Various hon. Members—including the hon. Member for Hampstead and Highgate (Glenda Jackson), in various interventions—have speculated on what the Conservative party will do. As my hon. Friend the Member for South Cambridgeshire said, he and I are perhaps the two Conservative Members who least deserve to be challenged on the issue by the hon. Member for Hampstead and Highgate because we have proposed to our party a positive way forward on the issue. Although it is, of course, for our party to choose which route to pursue, we have made positive proposals.

I am grateful to my hon. Friends the Members for South Cambridgeshire and for Fareham for tabling their amendments, which are intended to test the issue. Case law sends a message on the issue. If the legislation does not incorporate amendments to reflect that case law, it is possible that a political party—we assume that it will be the Labour party—that chooses all-women shortlists will find that its all-women shortlists are challenged. I apologise to hon. Members as I have not seen the reference, but I understand that Mr. Jepson, who took the Labour party to an industrial tribunal when it first introduced all-women shortlists, has said that he would consider challenging, on the basis that I have outlined, the party's decision to reintroduce such lists.

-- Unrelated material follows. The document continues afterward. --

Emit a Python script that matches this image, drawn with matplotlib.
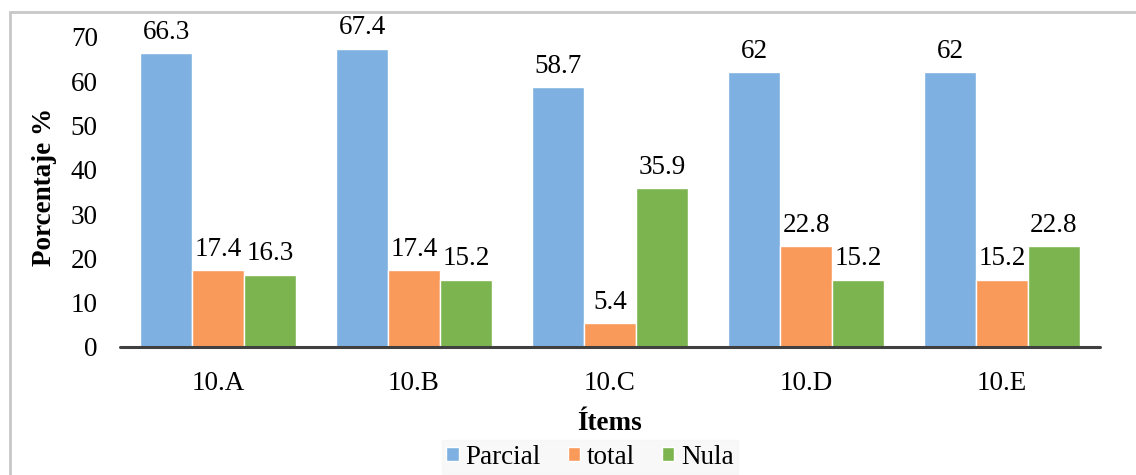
import matplotlib
matplotlib.use("Agg")
import matplotlib.pyplot as plt
from matplotlib.patches import Rectangle
import numpy as np

# data
items = ["10.A", "10.B", "10.C", "10.D", "10.E"]
parcial = [66.3, 67.4, 58.7, 62, 62]
total = [17.4, 17.4, 5.4, 22.8, 15.2]
nula = [16.3, 15.2, 35.9, 15.2, 22.8]
series_names = ["Parcial", "total", "Nula"]
colors = ["#7EB1E1", "#F9995A", "#7CB550"]

plt.rcParams["font.family"] = ["Liberation Serif", "DejaVu Serif"]

W, H = 1136, 475
fig = plt.figure(figsize=(W / 100, H / 100), dpi=100)

# outer chart border (runs off the right and bottom edges)
fig.patches.append(Rectangle((10 / W, -0.2), 1.2, 1.2 - 12 / H, transform=fig.transFigure,
                             fill=False, edgecolor="#C8C8C8", linewidth=2))

ax = fig.add_axes([120 / W, 1 - 347 / H, 980 / W, 310 / H])

fs = 19.5
x = np.arange(len(items))
width = 0.265
for i, (name, vals) in enumerate(zip(series_names, [parcial, total, nula])):
    bars = ax.bar(x + (i - 1) * width, vals, width, color=colors[i], label=name,
                  edgecolor="white", linewidth=1)
    labels = [f"{v:g}" for v in vals]
    ax.bar_label(bars, labels=labels, padding=6, fontsize=fs)

ax.set_xlim(-0.5, len(items) - 0.5)
ax.set_ylim(0, 70)
ax.set_yticks(range(0, 71, 10))
ax.set_xticks(x)
ax.set_xticklabels(items)
ax.tick_params(axis="both", length=0, labelsize=fs)
ax.tick_params(axis="x", pad=17)
ax.tick_params(axis="y", pad=16)
for s in ["top", "right", "left"]:
    ax.spines[s].set_visible(False)
ax.spines["bottom"].set_color("#404040")
ax.spines["bottom"].set_linewidth(2.2)
ax.spines["bottom"].set_capstyle("round")

fig.text(45 / W, 1 - 187 / H, "Porcentaje %", rotation=90, ha="center", va="center",
         fontsize=fs, fontweight="bold")
fig.text(610 / W, 1 - 424 / H, "Ítems", ha="center", va="center",
         fontsize=fs, fontweight="bold")

leg = fig.legend(loc="center", bbox_to_anchor=(590 / W, 1 - 457 / H), ncol=3,
                 fontsize=fs, frameon=True, fancybox=False, handlelength=0.45,
                 handleheight=0.45, handletextpad=0.25, columnspacing=1.0,
                 borderpad=0.15)
leg.get_frame().set_facecolor("#F7F7F7")
leg.get_frame().set_edgecolor("#F7F7F7")

fig.savefig("out.png", dpi=100)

In a sense, therefore, the amendments have been introduced to help the Government to operate the legislation and to address the issue of what positive action the political parties can take. I look forward to hearing the Minister's response. If he is concerned about the possibility of legal challenge to certain types of positive action, as there most likely will be to all-women shortlists, he should very carefully consider accepting the amendments. They attempt specifically to ensure that the legislation clarifies the types of allowable positive action, thereby reducing the likelihood of legal challenge to political parties that try to take such action.